** Start of Recorded data **
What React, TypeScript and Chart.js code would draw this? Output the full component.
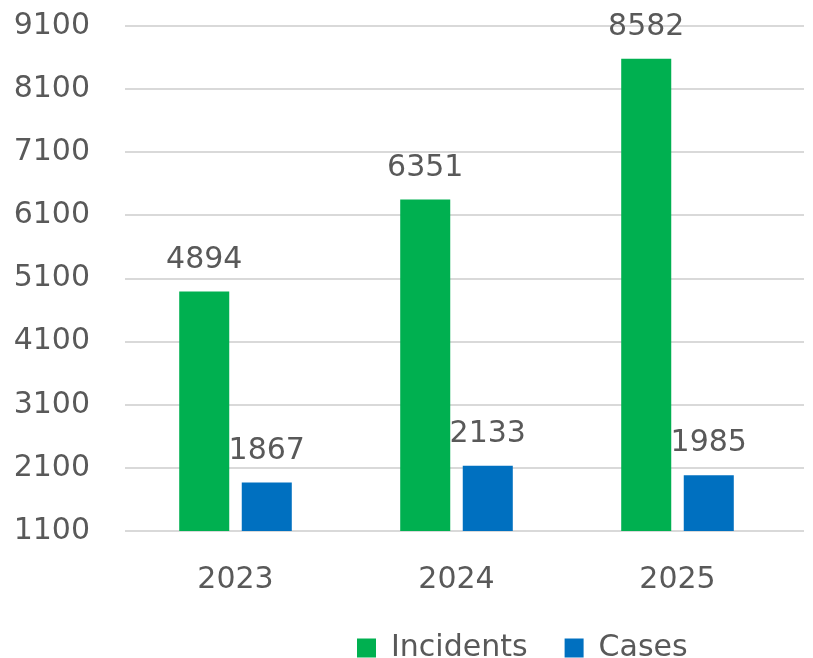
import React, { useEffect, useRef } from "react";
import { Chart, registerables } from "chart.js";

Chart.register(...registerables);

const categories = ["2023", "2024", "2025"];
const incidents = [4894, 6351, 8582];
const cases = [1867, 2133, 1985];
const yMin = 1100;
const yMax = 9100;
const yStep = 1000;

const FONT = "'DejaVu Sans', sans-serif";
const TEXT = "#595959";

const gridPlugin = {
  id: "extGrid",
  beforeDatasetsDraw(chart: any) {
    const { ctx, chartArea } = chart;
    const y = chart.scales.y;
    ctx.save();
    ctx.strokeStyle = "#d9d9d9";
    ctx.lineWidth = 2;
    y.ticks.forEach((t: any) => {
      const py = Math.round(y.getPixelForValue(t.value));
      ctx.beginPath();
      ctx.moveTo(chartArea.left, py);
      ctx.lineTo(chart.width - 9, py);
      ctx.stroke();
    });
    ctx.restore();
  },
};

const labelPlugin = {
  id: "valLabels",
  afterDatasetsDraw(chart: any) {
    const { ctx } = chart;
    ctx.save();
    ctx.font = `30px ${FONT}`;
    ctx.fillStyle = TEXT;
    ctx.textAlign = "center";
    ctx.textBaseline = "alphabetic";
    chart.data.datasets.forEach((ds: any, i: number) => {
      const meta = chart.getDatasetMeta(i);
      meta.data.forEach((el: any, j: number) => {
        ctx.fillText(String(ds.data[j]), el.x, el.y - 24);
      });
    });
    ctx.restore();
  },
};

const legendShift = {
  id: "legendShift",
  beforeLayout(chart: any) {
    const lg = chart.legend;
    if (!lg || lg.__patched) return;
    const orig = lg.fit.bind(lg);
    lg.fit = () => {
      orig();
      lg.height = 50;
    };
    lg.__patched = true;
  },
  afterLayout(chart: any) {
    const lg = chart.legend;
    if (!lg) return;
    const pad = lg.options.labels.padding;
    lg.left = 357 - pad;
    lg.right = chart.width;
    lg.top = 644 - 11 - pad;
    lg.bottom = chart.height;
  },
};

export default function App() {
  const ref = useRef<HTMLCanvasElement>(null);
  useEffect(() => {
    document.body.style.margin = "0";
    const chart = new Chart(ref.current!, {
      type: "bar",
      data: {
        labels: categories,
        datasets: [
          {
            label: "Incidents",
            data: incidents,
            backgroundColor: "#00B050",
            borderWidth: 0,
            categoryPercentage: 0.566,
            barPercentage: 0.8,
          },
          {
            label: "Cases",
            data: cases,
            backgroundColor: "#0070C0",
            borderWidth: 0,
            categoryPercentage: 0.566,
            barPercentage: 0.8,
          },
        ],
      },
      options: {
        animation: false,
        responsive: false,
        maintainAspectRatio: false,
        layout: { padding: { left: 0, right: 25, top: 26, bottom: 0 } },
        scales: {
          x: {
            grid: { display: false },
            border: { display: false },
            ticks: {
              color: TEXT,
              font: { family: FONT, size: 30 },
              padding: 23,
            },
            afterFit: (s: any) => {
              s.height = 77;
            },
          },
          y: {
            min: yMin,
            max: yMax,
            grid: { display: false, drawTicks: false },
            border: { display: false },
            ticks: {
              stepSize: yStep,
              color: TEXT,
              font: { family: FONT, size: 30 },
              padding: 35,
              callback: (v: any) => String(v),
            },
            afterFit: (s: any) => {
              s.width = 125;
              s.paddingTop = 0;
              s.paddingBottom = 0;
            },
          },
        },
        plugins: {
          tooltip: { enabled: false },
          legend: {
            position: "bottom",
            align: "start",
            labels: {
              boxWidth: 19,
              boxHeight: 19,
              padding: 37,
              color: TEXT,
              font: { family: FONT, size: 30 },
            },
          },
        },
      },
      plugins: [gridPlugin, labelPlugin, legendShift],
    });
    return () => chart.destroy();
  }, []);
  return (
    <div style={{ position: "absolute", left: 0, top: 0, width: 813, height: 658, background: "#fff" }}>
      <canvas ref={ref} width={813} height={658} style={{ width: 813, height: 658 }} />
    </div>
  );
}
** End of Recorded data **
-- Requirement --
Give an exact copy of the material, leaving out every picture.

-- Exercise answer --
What React, TypeScript and Chart.js code would draw this? Output the full component.
import React, { useEffect, useRef } from "react";
import { Chart, registerables } from "chart.js";

Chart.register(...registerables);

const categories = ["2023", "2024", "2025"];
const incidents = [4894, 6351, 8582];
const cases = [1867, 2133, 1985];
const yMin = 1100;
const yMax = 9100;
const yStep = 1000;

const FONT = "'DejaVu Sans', sans-serif";
const TEXT = "#595959";

const gridPlugin = {
  id: "extGrid",
  beforeDatasetsDraw(chart: any) {
    const { ctx, chartArea } = chart;
    const y = chart.scales.y;
    ctx.save();
    ctx.strokeStyle = "#d9d9d9";
    ctx.lineWidth = 2;
    y.ticks.forEach((t: any) => {
      const py = Math.round(y.getPixelForValue(t.value));
      ctx.beginPath();
      ctx.moveTo(chartArea.left, py);
      ctx.lineTo(chart.width - 9, py);
      ctx.stroke();
    });
    ctx.restore();
  },
};

const labelPlugin = {
  id: "valLabels",
  afterDatasetsDraw(chart: any) {
    const { ctx } = chart;
    ctx.save();
    ctx.font = `30px ${FONT}`;
    ctx.fillStyle = TEXT;
    ctx.textAlign = "center";
    ctx.textBaseline = "alphabetic";
    chart.data.datasets.forEach((ds: any, i: number) => {
      const meta = chart.getDatasetMeta(i);
      meta.data.forEach((el: any, j: number) => {
        ctx.fillText(String(ds.data[j]), el.x, el.y - 24);
      });
    });
    ctx.restore();
  },
};

const legendShift = {
  id: "legendShift",
  beforeLayout(chart: any) {
    const lg = chart.legend;
    if (!lg || lg.__patched) return;
    const orig = lg.fit.bind(lg);
    lg.fit = () => {
      orig();
      lg.height = 50;
    };
    lg.__patched = true;
  },
  afterLayout(chart: any) {
    const lg = chart.legend;
    if (!lg) return;
    const pad = lg.options.labels.padding;
    lg.left = 357 - pad;
    lg.right = chart.width;
    lg.top = 644 - 11 - pad;
    lg.bottom = chart.height;
  },
};

export default function App() {
  const ref = useRef<HTMLCanvasElement>(null);
  useEffect(() => {
    document.body.style.margin = "0";
    const chart = new Chart(ref.current!, {
      type: "bar",
      data: {
        labels: categories,
        datasets: [
          {
            label: "Incidents",
            data: incidents,
            backgroundColor: "#00B050",
            borderWidth: 0,
            categoryPercentage: 0.566,
            barPercentage: 0.8,
          },
          {
            label: "Cases",
            data: cases,
            backgroundColor: "#0070C0",
            borderWidth: 0,
            categoryPercentage: 0.566,
            barPercentage: 0.8,
          },
        ],
      },
      options: {
        animation: false,
        responsive: false,
        maintainAspectRatio: false,
        layout: { padding: { left: 0, right: 25, top: 26, bottom: 0 } },
        scales: {
          x: {
            grid: { display: false },
            border: { display: false },
            ticks: {
              color: TEXT,
              font: { family: FONT, size: 30 },
              padding: 23,
            },
            afterFit: (s: any) => {
              s.height = 77;
            },
          },
          y: {
            min: yMin,
            max: yMax,
            grid: { display: false, drawTicks: false },
            border: { display: false },
            ticks: {
              stepSize: yStep,
              color: TEXT,
              font: { family: FONT, size: 30 },
              padding: 35,
              callback: (v: any) => String(v),
            },
            afterFit: (s: any) => {
              s.width = 125;
              s.paddingTop = 0;
              s.paddingBottom = 0;
            },
          },
        },
        plugins: {
          tooltip: { enabled: false },
          legend: {
            position: "bottom",
            align: "start",
            labels: {
              boxWidth: 19,
              boxHeight: 19,
              padding: 37,
              color: TEXT,
              font: { family: FONT, size: 30 },
            },
          },
        },
      },
      plugins: [gridPlugin, labelPlugin, legendShift],
    });
    return () => chart.destroy();
  }, []);
  return (
    <div style={{ position: "absolute", left: 0, top: 0, width: 813, height: 658, background: "#fff" }}>
      <canvas ref={ref} width={813} height={658} style={{ width: 813, height: 658 }} />
    </div>
  );
}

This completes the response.